Treasure Island is our dream – a fever dream, our guide calls it—our dream of riches, our dream of military might, our dream of a little place to get away from it all, if only for a moment. “Look away from the views,” our guide requests, turn away from the postcard image, the picturesque. Everything is not alright. Named after the dream of pirates, we built this island of silt and loam—dredged it up, quite literally—to display our outsized dreams of what the future might possess for us and what we might possess in it. Later, our guide tell us, the island was to become an airport, a dream upstaged for another theater, another set. And, as the military is wont to do, once they settled in, it was a good long time before they made their exit. And, as is also customary, they left the place in much worse shape than they found it. The island is man made and, like all of our once-shining locales, so is its devastation. This afternoon we are joined by both apparitions and inhabitants, the latter interrogated so thoroughly by one tour member—“We have a native here! –so as to make this visitor uncomfortable. But I’ll admit, I eavesdropped. He pays $1900 for his place. His neighbors pay $300. The ultimate verdict of life on the island? “It’s pretty nice. Except for the toxic waste.”

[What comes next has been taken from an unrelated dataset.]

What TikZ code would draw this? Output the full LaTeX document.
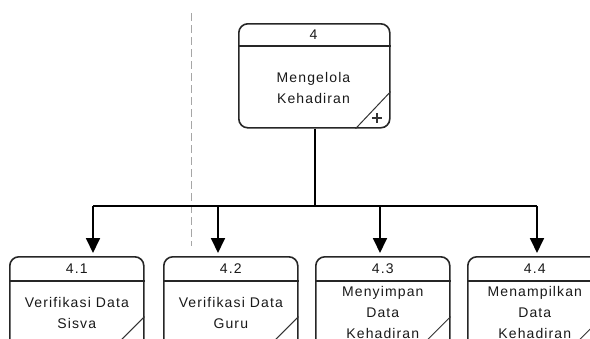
\documentclass[tikz,border=0pt]{standalone}
\usepackage{fontspec}
\setmainfont{Liberation Sans}[LetterSpace=8]
\usetikzlibrary{arrows.meta,calc}
\tikzset{
  proc/.style={draw=black!85, line width=1.6pt, rounded corners=9pt,
    minimum width=134pt, minimum height=96pt, anchor=north west, inner sep=0pt},
  sep/.style={draw=black!85, line width=1.2pt},
  corner/.style={draw=black!80, line width=1pt},
  txt/.style={font=\fontsize{14}{21}\selectfont, text=black!90, inner sep=0pt, align=center},
  flow/.style={draw=black, line width=1.8pt},
  arr/.style={flow, -{Triangle[length=15pt,width=14pt]}},
  guide/.style={draw=black!35, line width=0.9pt, dash pattern=on 8pt off 4pt}
}
\begin{document}
\begin{tikzpicture}[x=1pt,y=-1pt]
\useasboundingbox (0,0) rectangle (590,338);
\clip (0,0) rectangle (590,338);

% vertical guide line
\draw[guide] (191,13) -- (191,246);

% parent process
\node[proc, minimum width=151pt, minimum height=104pt] (p4) at (238,23) {};
\draw[sep] (p4.north west |- 0,46) -- (p4.north east |- 0,46);
\draw[corner] ($(p4.south east)+(0,-37)$) -- ($(p4.south east)+(-35,0)$);
\coordinate (plus) at (377,118);
\draw[corner, line width=1.3pt] ($(plus)+(-5,0)$) -- ($(plus)+(5,0)$)
                                ($(plus)+(0,-5)$) -- ($(plus)+(0,5)$);
\node[txt] (t4) at (313.5,34.5) {4};
\node[txt] (n4) at (313.5,87.5) {Mengelola\\Kehadiran};

% child processes
\foreach \nm/\xl/\num/\lbl in {
    p41/9/4.1/{Verifikasi Data\\Sisva},
    p42/163/4.2/{Verifikasi Data\\Guru},
    p43/315/4.3/{Menyimpan\\Data\\Kehadiran},
    p44/467/4.4/{Menampilkan\\Data\\Kehadiran}} {
  \node[proc] (\nm) at (\xl,256) {};
  \draw[sep] (\nm.north west |- 0,281) -- (\nm.north east |- 0,281);
  \draw[corner] ($(\nm.south east)+(0,-37)$) -- ($(\nm.south east)+(-37,0)$);
  \node[txt] (\nm-num) at ($(\nm.north)+(0,12.5)$) {\num};
  \node[txt] (\nm-lbl) at ($(\nm.north)+(0,56.5)$) {\lbl};
}

% decomposition connectors
\coordinate (bus) at (315,206);
\coordinate (j1) at (93,206);
\coordinate (j2) at (218,206);
\coordinate (j3) at (380,206);
\coordinate (j4) at (537,206);
\draw[flow] (p4.south -| bus) -- (bus);
\draw[flow] (j1) -- (j4);
\draw[arr] (j1) -- ($(j1 |- p41.north)+(0,-3)$);
\draw[arr] (j2) -- ($(j2 |- p42.north)+(0,-3)$);
\draw[arr] (j3) -- ($(j3 |- p43.north)+(0,-3)$);
\draw[arr] (j4) -- ($(j4 |- p44.north)+(0,-3)$);
\end{tikzpicture}
\end{document}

Questions arise (and our guide’s insistent refrain: “I haven’t been able to get anyone to answer that.”)
Why is one building on this island inhabitable while the one next door is shuttered, fenced off?
A moth eradication project here, really?
What of the black SUVs that pull in and out of the restricted area at night? (“it’s the only site with its own private security. But since it’s a hazardous waste zone, it’s unclear to my why anyone would want to break in.”
As well as facts:
The condition of leases on the island is that there is no planting or eating food from the ground
Dramas staged here: Hulk, Flubber, Rent, Nash Bridges
Trainings/experiments staged here: police motorcycle training, fire training, military training, moth eradications testing, toxin research, earthquake simulation – “Constant rehearsals for disaster on an island itself that is a hazardous waste site and basically a sinkhole.”

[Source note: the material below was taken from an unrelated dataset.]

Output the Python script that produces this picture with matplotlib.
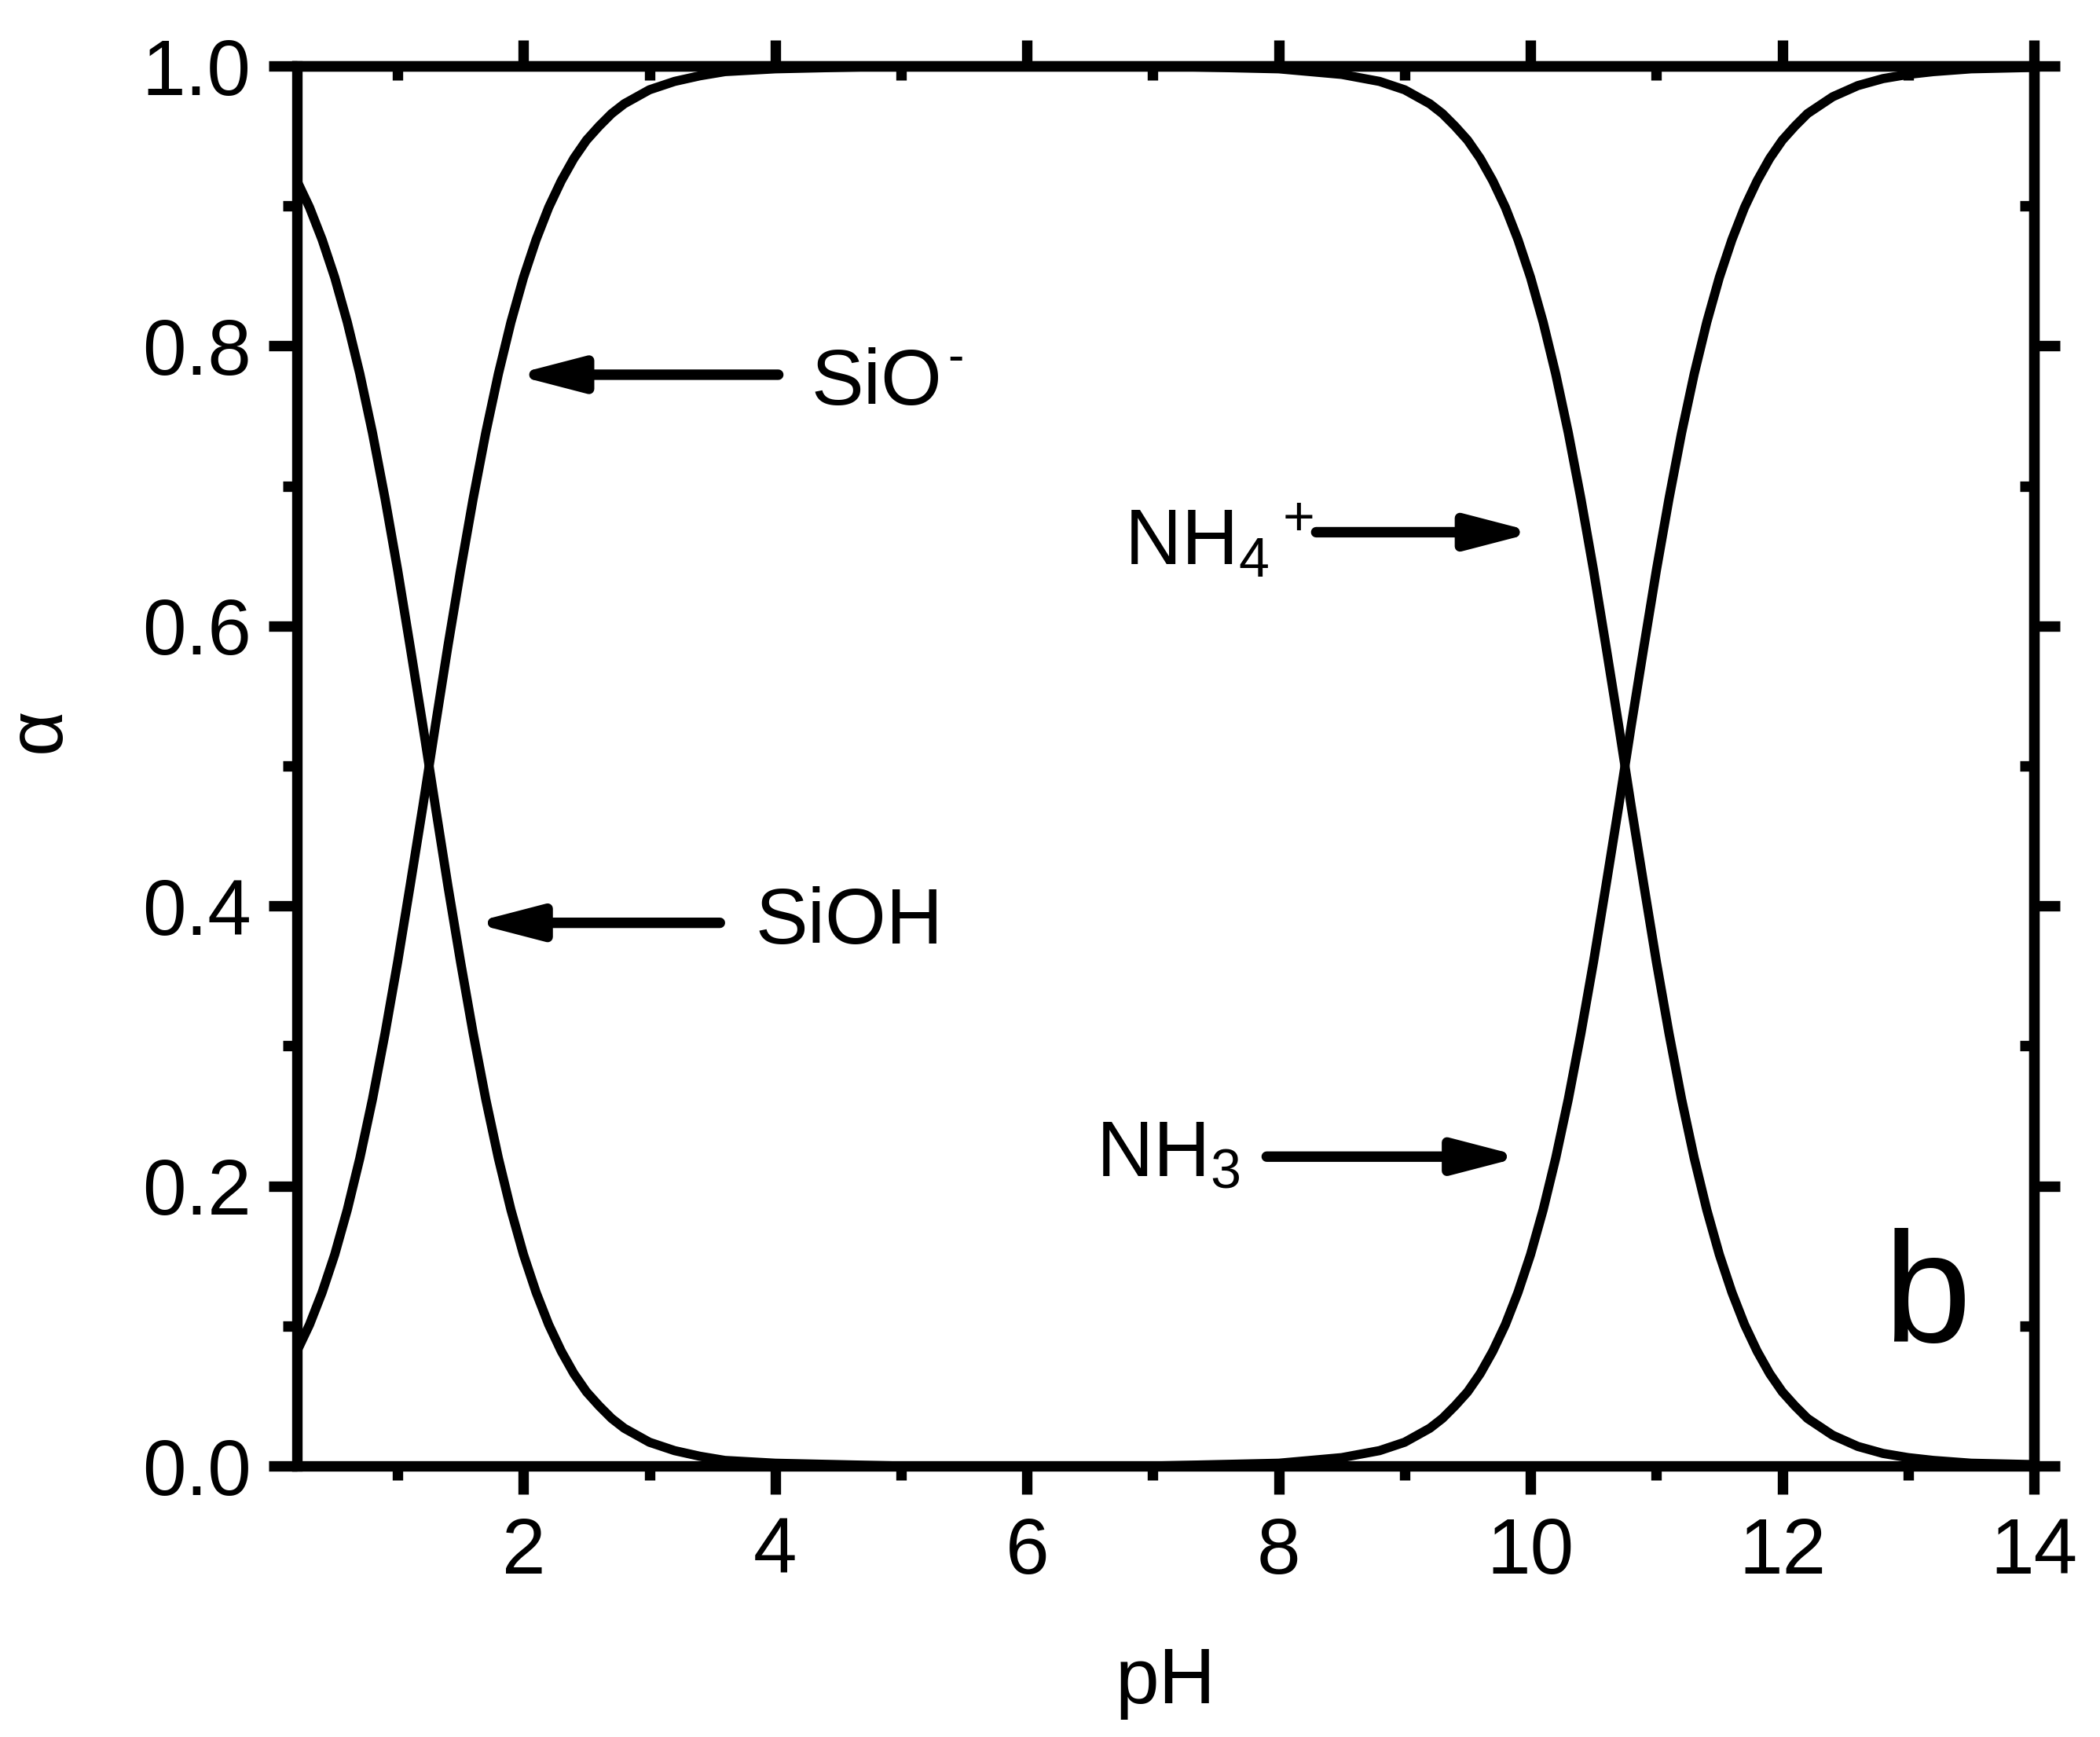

Current population: 2,000.
Planned population (in eco-village): 13,000
Previous plans for island: women’s prison, Olympic center, casino, conference center, old growth redwood museum (w/ imported trees)
Our guide talks of a “reframing of the built environment for things that are no longer of use.” Our dreams, today, lack utility. And yet, here we stand, backs turned to the gleaming city, listening to a song.